The Hawaiian word aloha represents the spirit of the islands. Aloha means both “hello” and “goodbye,” but most importantly, it means “love.” From the moment we landed on Hawaiian soil, we were greeted with this aloha spirit. Hotel staff greeted us by placing leis around our necks. “Aloha” constantly came out of people’s lips as they would pass us by. Smiles and friendliness were the norm and not the exception.

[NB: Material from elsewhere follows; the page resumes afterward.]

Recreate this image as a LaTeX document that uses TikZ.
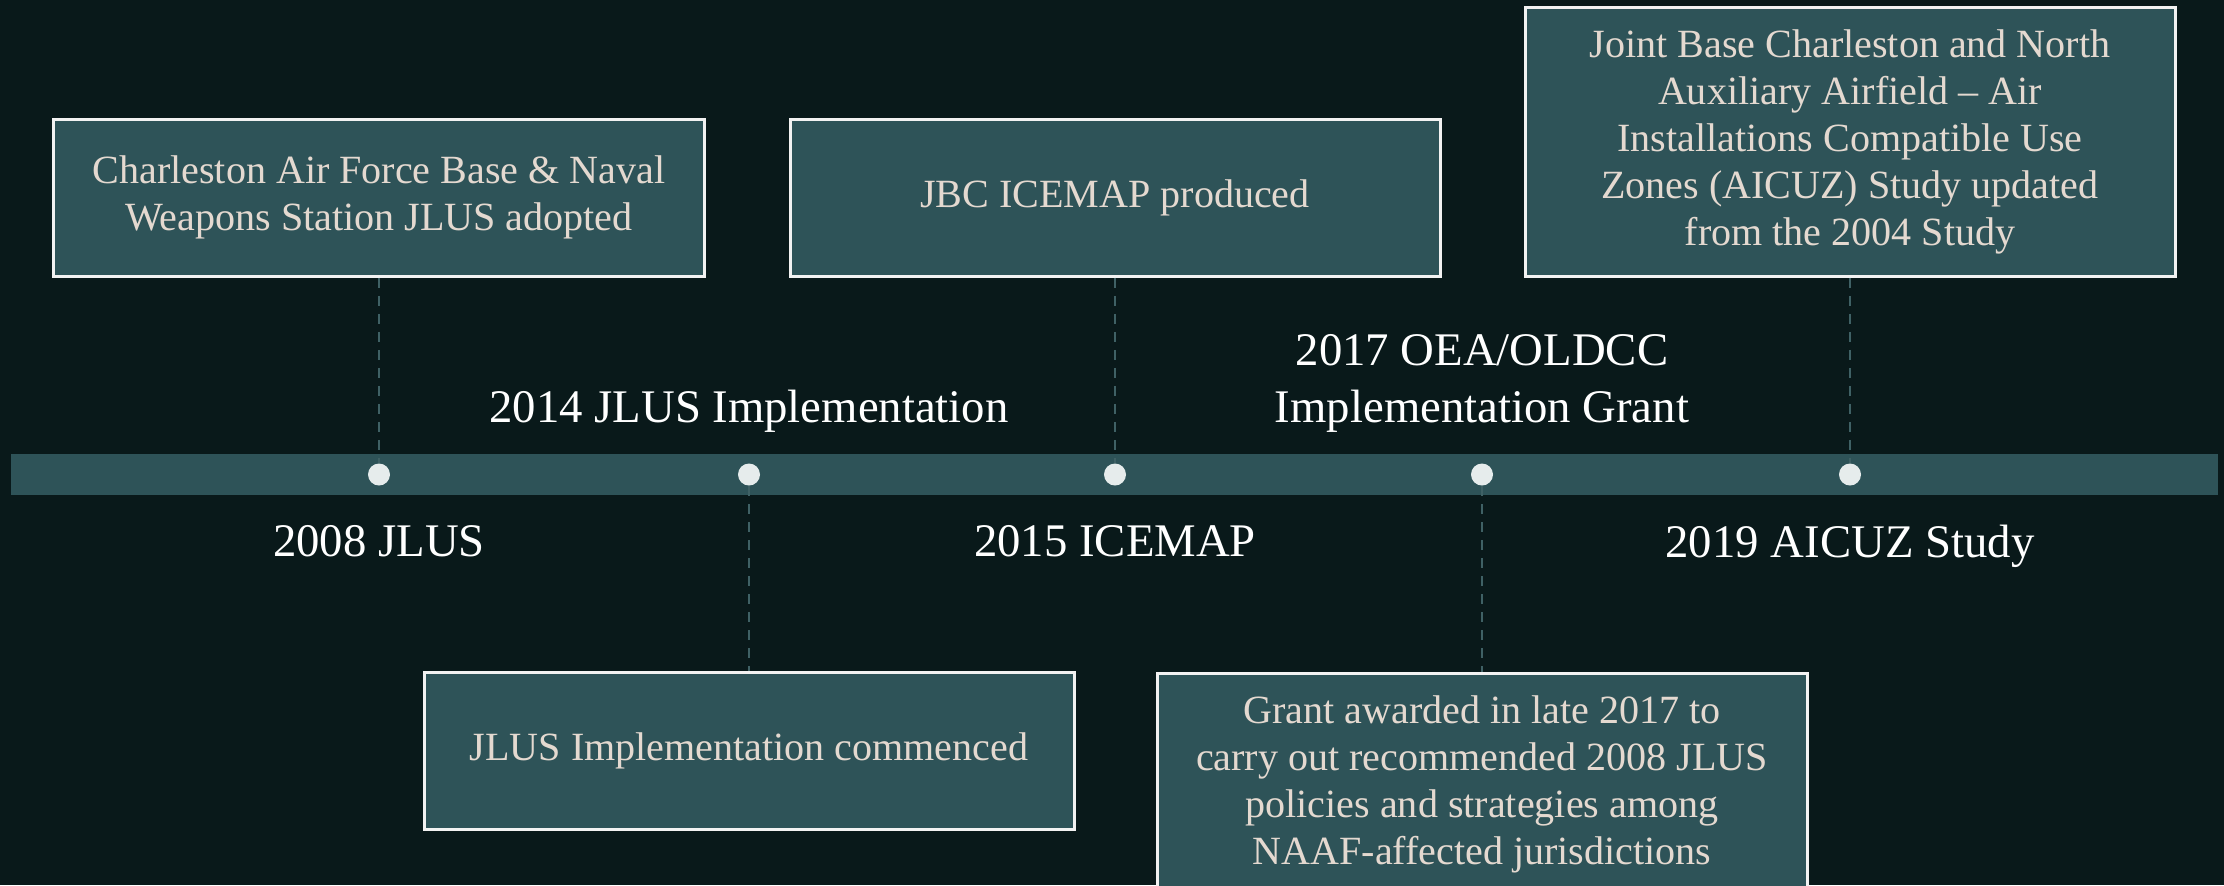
\documentclass[tikz,border=0pt]{standalone}
\usepackage{fontspec}
\setmainfont{Liberation Serif}
\usetikzlibrary{positioning}

\definecolor{nightbg}{HTML}{09191A}
\definecolor{slateteal}{HTML}{2E5358}
\definecolor{sand}{HTML}{E4D9D0}
\definecolor{pearl}{HTML}{E6ECEC}

\begin{document}
\begin{tikzpicture}[
    event/.style={draw=white!95!black, line width=0.03cm, fill=slateteal, align=center, text=sand, minimum width=6.5cm, minimum height=1.57cm, inner xsep=2mm, inner ysep=2.2mm, font=\fontsize{11.4}{13.4}\selectfont},
    year/.style={text=white, align=center, inner sep=0pt, font=\fontsize{13.3}{16.2}\selectfont},
    dot/.style={circle, fill=pearl, minimum size=0.22cm, inner sep=0pt},
    link/.style={slateteal!92!white, line width=0.025cm, dash pattern=on 0.1cm off 0.08cm}
]

% Page frame (the grant box runs off the bottom edge)
\useasboundingbox (0,0) rectangle (22.24,-8.85);
\clip (0,0) rectangle (22.24,-8.85);
\fill[nightbg] (0,0) rectangle (22.24,-8.85);

% Timeline bar and milestone dots
\node[fill=slateteal, minimum width=22.07cm, minimum height=0.41cm, inner sep=0pt] (timeline) at (11.145,-4.745) {};
\node[dot] (d2008) at (3.79,-4.745) {};
\node[dot] (d2014) at (7.49,-4.745) {};
\node[dot] (d2015) at (11.15,-4.745) {};
\node[dot] (d2017) at (14.82,-4.745) {};
\node[dot] (d2019) at (18.50,-4.745) {};

% Events above the bar
\node[event, above=1.85cm of d2008] (adopted) {Charleston Air Force Base \& Naval\\Weapons Station JLUS adopted};
\node[event, above=1.85cm of d2015] (icemap) {JBC ICEMAP produced};
\node[event, above=1.85cm of d2019] (aicuz) {Joint Base Charleston and North\\Auxiliary Airfield -- Air\\Installations Compatible Use\\Zones (AICUZ) Study updated\\from the 2004 Study};

% Events below the bar
\node[event, below=1.85cm of d2014] (commenced) {JLUS Implementation commenced};
\node[event, below=1.86cm of d2017] (grant) {Grant awarded in late 2017 to\\carry out recommended 2008 JLUS\\policies and strategies among\\NAAF-affected jurisdictions};

% Year labels
\node[year, below=0.38cm of d2008] (l2008) {2008 JLUS};
\node[year, above=0.3cm of d2014] (l2014) {2014 JLUS Implementation};
\node[year, below=0.38cm of d2015] (l2015) {2015 ICEMAP};
\node[year, above=0.3cm of d2017] (l2017) {2017 OEA/OLDCC\\Implementation Grant};
\node[year, below=0.38cm of d2019] (l2019) {2019 AICUZ Study};

% Dashed leaders from boxes to dots
\draw[link] (adopted.south) -- (d2008.north);
\draw[link] (icemap.south) -- (d2015.north);
\draw[link] (aicuz.south) -- (d2019.north);
\draw[link] (d2014.south) -- (commenced.north);
\draw[link] (d2017.south) -- (grant.north);

\end{tikzpicture}
\end{document}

Another word that is important to Hawaiian culture is ohana, which means “family.” My favorite part of our Hawaiian vacation was not the fresh fish, the mai tais, or the spectacular views. It was the feeling of being surrounded by my family. We had adventures together hiking, rafting along the exotic Na Pali coast, and snorkeling in the pristine blue waters. But my favorite times were those spent together, on beach chairs just lying companionably next to each other and comparing notes about the books we were reading or the music on our iPhones. Or the relaxed dinners where we reminisced about vacations past and shared our “bests” and “worsts” of the present one.

Too soon it was time to part ways and go back to work and school in various parts of the country and the world. But my memories of this milestone birthday will always be ones filled with aloha for my ohana – and for the Hawaiian spirit that I hope will linger into a New Year in a less heavenly clime.